Mr Leigh was speaking as the Committee published its 39th Report of this Session, which examined the effectiveness of the Department for Health's strategies for dealing with violence and aggression, and NHS Trust's arrangements for preventing or reducing incidents and supporting staff who experience violence and aggression. Reported incidents of violence and aggression against NHS staff are high and rising, with over 95,000 reported incidents in 2001-02. Nurses and care workers are at a higher risk of violence and aggression than most other workers. The impact on staff is immediate, in terms of injury and distress, and longer term with increases in stress, sickness absence, lower morale and productivity, and problems in retention and recruitment.
The Committee found that while there has been progress in encouraging reporting, there remains a significant level of under-reporting; many NHS Trusts are not using the standard definition promulgated by the Department; and the information collected by the Department does not differentiate between the types and severity of incidents. These factors limit the Department's understanding of the problem, and make it difficult to say how far the increase reflects an actual increase in incidents or to measure how well trusts individually and overall are performing. The next phase of the Department's zero tolerance zone campaign should set out the reporting requirements which Trusts should apply.

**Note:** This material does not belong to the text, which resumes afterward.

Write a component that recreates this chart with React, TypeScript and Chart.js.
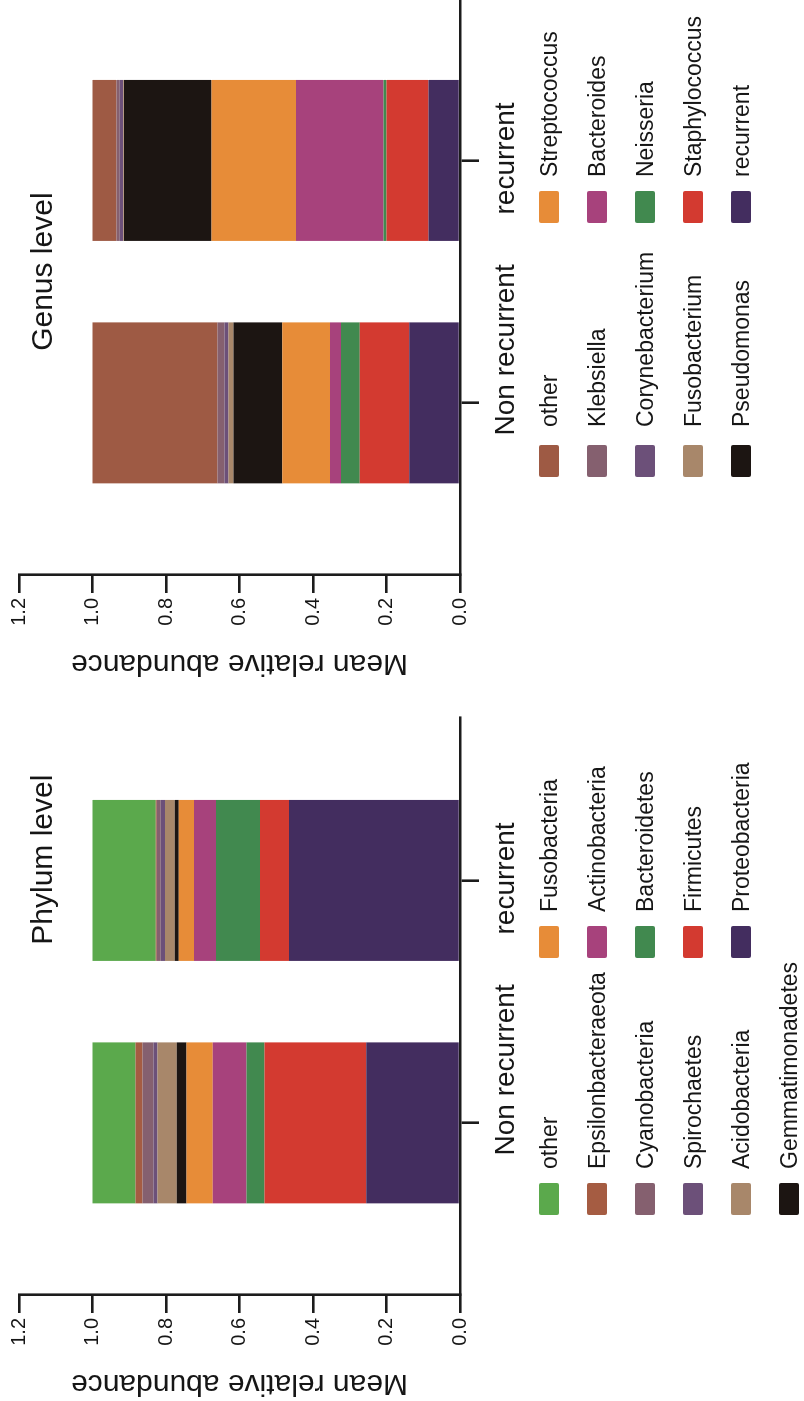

Trusts have developed a range of measures to deter patients and visitors from becoming violent or aggressive, but there are no evaluations of the effectiveness of these deterrents and dissemination of information on effective measures is limited. Trusts are also carrying out risk assessments but the coverage varies, there are deficiencies in the skills of staff undertaking the assessments, and there is a lack of evidence as to the effectiveness of measure taken to counter risks. The Department should review the measures applied by Trusts, identify those which have been effective, and publicise these measures through their zero tolerance website and advisory material.
The Department has been active in promoting partnership working with the police and Crown Prosecution service. While many Trusts have developed good relationships with these bodies, there is scope for further improvements, in response times and in pressing charges. The new Counter Fraud and Security Management Service is planning to develop a concordat with the Association of Chief Police Officers. NHS Trusts also need to take a consistent approach in reviewing all serious incidents, in the provision of support to staff and in feedback to staff on outcomes.
Mr Leigh said today:
"It is shocking that nurses and other NHS staff, who care for others, should be subject to such high, and rising, levels of violence and aggression. The Department for Health and the NHS have improved awareness and reporting, and developed a range of measures to deter potential attackers. But this is not enough; I want to see them reverse the rising trend in the number of incidents. The Department must sort out its reporting arrangements so it knows how well Trusts are performing. And there is an urgent need to identify which approaches are most effective in preventing violence."